Mary is depicted musically in Stabat Mater, the “standing mother” (at the foot of the cross of her crucified son). The composers Palestrina, Pergolesi, Rossini, Haydn, Verdi and Dvorak have written unique works, each called Stabat Mater. While Pergolesi’s work is the most popular, all compositions are based on the same New Testament account of Mary’s grief while witnessing Jesus’ execution at the hands of the Romans.
Since 1727 the devotional poem Stabat Mater Dolorosa (“A mother standing, grief-stricken”) has been set to a plainchant melody in the Catholic Mass.
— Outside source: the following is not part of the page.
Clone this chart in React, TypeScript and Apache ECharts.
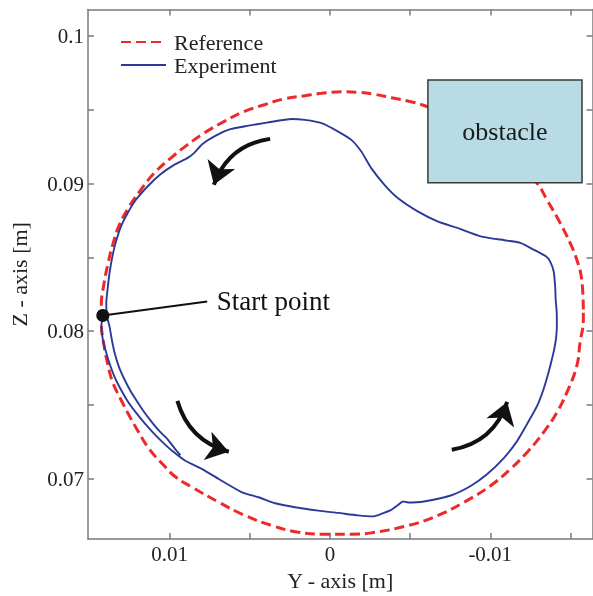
import React, { useEffect, useRef } from 'react';
import * as echarts from 'echarts';

const FONT = '"Liberation Serif", "Times New Roman", serif';

// Axis ranges and ticks
const yAxisRange = [-0.01638, 0.0151]; // horizontal "Y - axis [m]" (inverted)
const zAxisRange = [0.0659, 0.1018];   // vertical "Z - axis [m]"
const yTickValues = [-0.015, -0.01, -0.005, 0, 0.005, 0.01];
const yTickLabels = [-0.01, 0, 0.01];
const zTickValues = [0.07, 0.075, 0.08, 0.085, 0.09, 0.095, 0.1];
const zTickLabels = [0.07, 0.08, 0.09, 0.1];

// Reference trajectory (red dashed circle)
const refY = [
  -0.015807, -0.015707, -0.015397, -0.014981, -0.014361, -0.013536, -0.012916, -0.011383, -0.0082817,
  -0.0057817, -0.0048511, -0.0038152, -0.0027792, -0.0017494, -0.0007134, 0.0005273, 0.0015633,
  0.0029032, 0.0041439, 0.0053846, 0.0066253, 0.007866, 0.008902, 0.009938, 0.010968, 0.011799,
  0.012519, 0.013139, 0.013555, 0.013865, 0.014113, 0.014268, 0.014268, 0.014113, 0.013865, 0.013555,
  0.013058, 0.012519, 0.011942, 0.011278, 0.010453, 0.0096278, 0.0085918, 0.0069355, 0.0052854,
  0.003629, 0.0019727, 0.00032258, -0.0013338, -0.0025745, -0.0048511, -0.0067122, -0.0083623,
  -0.010019, -0.011259, -0.012295, -0.013325, -0.014156, -0.014777, -0.015397, -0.015602, -0.015807,
  -0.015807,
];
const refZ = [
  0.081467, 0.083496, 0.084848, 0.085977, 0.087329, 0.088905, 0.090034, 0.091812, 0.094178,
  0.095328, 0.095598, 0.095821, 0.096051, 0.096187, 0.096227, 0.096119, 0.095957,
  0.095734, 0.095328, 0.094875, 0.094199, 0.093414, 0.092623, 0.091724, 0.09071, 0.089581,
  0.088452, 0.087214, 0.085862, 0.08451, 0.083158, 0.081805, 0.080588, 0.079101, 0.077749, 0.076511,
  0.075382, 0.074253, 0.073151, 0.072001, 0.070987, 0.070108, 0.069412, 0.068398, 0.067492,
  0.066815, 0.066369, 0.066234, 0.066234, 0.066322, 0.066815, 0.067492, 0.068398,
  0.06952, 0.070649, 0.071778, 0.073131, 0.074483, 0.075835, 0.077634, 0.079216, 0.080791,
  0.081467,
];

// Experiment trajectory (blue)
const expY = [
  0.014175, 0.014268, 0.014175, 0.013989, 0.013741, 0.013431, 0.013058, 0.012624, 0.012128, 0.01157,
  0.011011, 0.010453, 0.0098325, 0.0090261, 0.0079715, 0.0069355, 0.0054901, 0.0044541, 0.0034243,
  0.0021836, 0.000732, -0.0005087, -0.0017494, -0.0026985, -0.0031948, -0.0038152, -0.0042494,
  -0.0045596, -0.0048698, -0.0058623, -0.0075373, -0.0087779, -0.0098139, -0.010844, -0.011675,
  -0.012295, -0.012916, -0.013325, -0.013635, -0.013846, -0.013989, -0.014113, -0.014156, -0.014144,
  -0.014082, -0.014051, -0.013958, -0.013741, -0.013493, -0.012705, -0.01188, -0.011055, -0.0093983,
  -0.007953, -0.0067122, -0.0054715, -0.0042308, -0.0033995, -0.0025745, -0.0019541, -0.0013338,
  -0.0005087, 0.0005273, 0.0015633, 0.0023883, 0.0039392, 0.0051799, 0.0062159, 0.007041, 0.0079715,
  0.0084864, 0.008902, 0.0097271, 0.010558, 0.011383, 0.012109, 0.012624, 0.01304, 0.01335, 0.013555,
  0.013741, 0.013865, 0.013958, 0.013927, 0.013759, 0.013617, 0.013449, 0.013182, 0.012829, 0.012438,
  0.012004, 0.011632, 0.011179, 0.010701, 0.010143, 0.0097085, 0.0093363,
];
const expZ = [
  0.081062, 0.080318, 0.079439, 0.078627, 0.077749, 0.07687, 0.076058, 0.075247, 0.074503, 0.073759,
  0.073083, 0.072475, 0.071866, 0.07121, 0.070649, 0.069973, 0.069074, 0.068736, 0.06833,
  0.06806, 0.06783, 0.067674, 0.067505, 0.067438, 0.067607, 0.067877, 0.068215,
  0.068452, 0.068384, 0.068452, 0.068857, 0.0695, 0.070311, 0.071393, 0.072542,
  0.073692, 0.074909, 0.076058, 0.077187, 0.078087, 0.078763, 0.079574, 0.080453, 0.081332,
  0.082143, 0.083022, 0.084037, 0.084713, 0.085051, 0.085524, 0.085977, 0.086133, 0.086423,
  0.086991, 0.087437, 0.088114, 0.08902, 0.089919, 0.091048, 0.09217, 0.092961,
  0.093523, 0.094091, 0.094314, 0.094381, 0.094131, 0.093908, 0.093685, 0.0933, 0.092671,
  0.092062, 0.091724, 0.091271, 0.090642, 0.089804, 0.088905, 0.088005, 0.087099, 0.086085, 0.085186,
  0.084057, 0.082955, 0.081941, 0.081062, 0.080318, 0.079439, 0.07856, 0.077613, 0.076734, 0.075923,
  0.075179, 0.074571, 0.073915, 0.073286, 0.072678, 0.072069, 0.071596,
];

// Obstacle box [Y range], [Z range]
const obstacleY = [-0.00611, -0.015726];
const obstacleZ = [0.090054, 0.097018];

// Start point and its label anchor
const startPoint = [0.014175, 0.081062];
const startLabelAnchor = [0.0076613, 0.082008];

// Direction arrows: tails and tips as [Y, Z]
const arrowTails = [[0.0037345, 0.093029], [0.0095223, 0.075267], [-0.0075993, 0.071954]];
const arrowTips = [[0.0072457, 0.089919], [0.0063151, 0.071819], [-0.011055, 0.0752]];
const arrowCurve = [-0.3, -0.28, -0.3];

const fmt = (v: number) => String(Number(v.toFixed(4)));

export default function App() {
  const ref = useRef<HTMLDivElement>(null);
  useEffect(() => {
    if (!ref.current) return;
    const chart = echarts.init(ref.current, null, { renderer: 'svg' });
    const refData = refY.map((y, i) => [y, refZ[i]]);
    const expData = expY.map((y, i) => [y, expZ[i]]);
    const axisLine = { show: true, onZero: false, lineStyle: { color: '#7a7a7a', width: 1.5 } };
    const axisTickX = { show: true, inside: true, length: 6, customValues: yTickValues, lineStyle: { color: '#7a7a7a', width: 1.5 } };
    const axisTickZ = { show: true, inside: true, length: 6, customValues: zTickValues, lineStyle: { color: '#7a7a7a', width: 1.5 } };
    const option: any = {
      animation: false,
      grid: { left: 85, right: 0.5, top: 9.5, bottom: 56.5, containLabel: false },
      legend: {
        data: ['Reference', 'Experiment'],
        orient: 'vertical',
        left: 115,
        top: 26,
        itemWidth: 45,
        itemHeight: 14,
        itemGap: 1,
        itemStyle: { opacity: 0 },
        textStyle: { fontFamily: FONT, fontSize: 22, color: '#222', lineHeight: 22, padding: [0, 0, 0, 3] },
      },
      xAxis: [
        {
          type: 'value', position: 'bottom', inverse: true,
          min: yAxisRange[0], max: yAxisRange[1],
          name: 'Y - axis [m]', nameLocation: 'middle', nameGap: 25,
          nameTextStyle: { fontFamily: FONT, fontSize: 22, color: '#222' },
          axisLine, axisTick: axisTickX, splitLine: { show: false },
          axisLabel: { customValues: yTickLabels, formatter: fmt, fontFamily: FONT, fontSize: 21, color: '#222', margin: 4 },
        },
        {
          type: 'value', position: 'top', inverse: true,
          min: yAxisRange[0], max: yAxisRange[1],
          axisLine, axisTick: axisTickX, splitLine: { show: false }, axisLabel: { show: false },
        },
      ],
      yAxis: [
        {
          type: 'value', position: 'left',
          min: zAxisRange[0], max: zAxisRange[1],
          name: 'Z - axis [m]', nameLocation: 'middle', nameGap: 58,
          nameTextStyle: { fontFamily: FONT, fontSize: 22, color: '#222' },
          axisLine, axisTick: axisTickZ, splitLine: { show: false },
          axisLabel: { customValues: zTickLabels, formatter: fmt, fontFamily: FONT, fontSize: 21, color: '#222', margin: 4 },
        },
        {
          type: 'value', position: 'right',
          min: zAxisRange[0], max: zAxisRange[1],
          axisLine, axisTick: axisTickZ, splitLine: { show: false }, axisLabel: { show: false },
        },
      ],
      series: [
        {
          name: 'Reference', type: 'line', data: refData, symbol: 'none', smooth: 0.45, z: 2,
          lineStyle: { color: '#ec2a2a', width: 3, type: [10, 5] },
          itemStyle: { color: '#ec2a2a' },
        },
        {
          name: 'Experiment', type: 'line', data: expData, symbol: 'none', smooth: 0.2, z: 3,
          lineStyle: { color: '#2b3a98', width: 1.9 },
          itemStyle: { color: '#2b3a98' },
        },
        {
          name: 'obstacle', type: 'custom', z: 5,
          data: [[obstacleY[0], obstacleZ[0], obstacleY[1], obstacleZ[1]]],
          encode: { x: [0, 2], y: [1, 3] },
          renderItem: (params: any, api: any) => {
            const p1 = api.coord([api.value(0), api.value(1)]);
            const p2 = api.coord([api.value(2), api.value(3)]);
            const x = Math.min(p1[0], p2[0]);
            const y = Math.min(p1[1], p2[1]);
            const w = Math.abs(p1[0] - p2[0]);
            const h = Math.abs(p1[1] - p2[1]);
            return {
              type: 'group',
              children: [
                { type: 'rect', shape: { x, y, width: w, height: h }, style: { fill: '#b9dbe5', stroke: '#3a3a3a', lineWidth: 1.5 } },
                { type: 'text', x: x + w / 2, y: y + h / 2, style: { text: 'obstacle', fill: '#1a1a1a', fontSize: 26, fontFamily: FONT, align: 'center', verticalAlign: 'middle' } },
              ],
            };
          },
        },
        {
          name: 'startLine', type: 'line', data: [startPoint, startLabelAnchor], symbol: 'none', z: 6,
          lineStyle: { color: '#111', width: 2 },
        },
        {
          name: 'startDot', type: 'scatter', data: [startPoint], symbolSize: 13, z: 7,
          itemStyle: { color: '#111', opacity: 1 },
        },
        {
          name: 'startLabel', type: 'scatter', data: [startLabelAnchor], symbolSize: 1, z: 7,
          itemStyle: { color: 'rgba(0,0,0,0)' },
          label: { show: true, formatter: 'Start point', position: 'right', distance: 9, fontFamily: FONT, fontSize: 27, color: '#111', opacity: 1 },
        },
        {
          name: 'arrows', type: 'lines', coordinateSystem: 'cartesian2d', z: 8,
          symbol: ['none', 'arrow'], symbolSize: 22,
          data: arrowTails.map((t, i) => ({ coords: [t, arrowTips[i]], lineStyle: { curveness: arrowCurve[i] } })),
          lineStyle: { color: '#111', width: 4, opacity: 1 },
        },
      ],
    };
    chart.setOption(option);
    return () => chart.dispose();
  }, []);
  return <div ref={ref} style={{ position: 'fixed', left: 0, top: 0, width: 593, height: 596 }} />;
}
Mary became widely venerated throughout Europe in the Middle Ages. The devotion of monks and religious during this period was enthusiastic to the point of their sometimes being taken as madpersons.
In 431 the Council of Ephesus defined Mary as Theotokos, a Greek term meaning “The Mother of God.”
The doctrine of Mary’s bodily assumption (i.e. her rising at death) into heaven was formed around the 6th century CE by orthodox theologians. It became sanctioned by the Catholic Church in 1950 by Pope Pius XII.
The idea of the Blessed Virgin Mary’s immaculate conception was hotly disputed in the Middle Ages but generally accepted by the 16th century. The doctrine was defined by Pope Pius IX in 1854, stipulating that Mary was born free from “all stain of original sin.”
Many lay and religious persons around the world claim to have witnessed apparitions of the Virgin Mary, the most publicized being those at Fatima, Lourdes and Medjugorge. For a good summary of Marian apparitions, see http://www.apparitions.org/.
Some religious scholars and lay people, alike, equate Mary with the Egyptian Isis, the Roman Demeter, the Hindu Kali or the Chinese Kwan Yin, among a host of other goddesses.
Likewise, C. G. Jung and Joseph Campbell somewhat dubiously equate Mary with various goddesses, envisioning all as archetypal images of an underlying and some say sexist “feminine principle.”
But even a casual study of these various female deities reveals striking differences. And to equate them as if they were all the same, as so many New Agers and pop psychologists do, seems facile.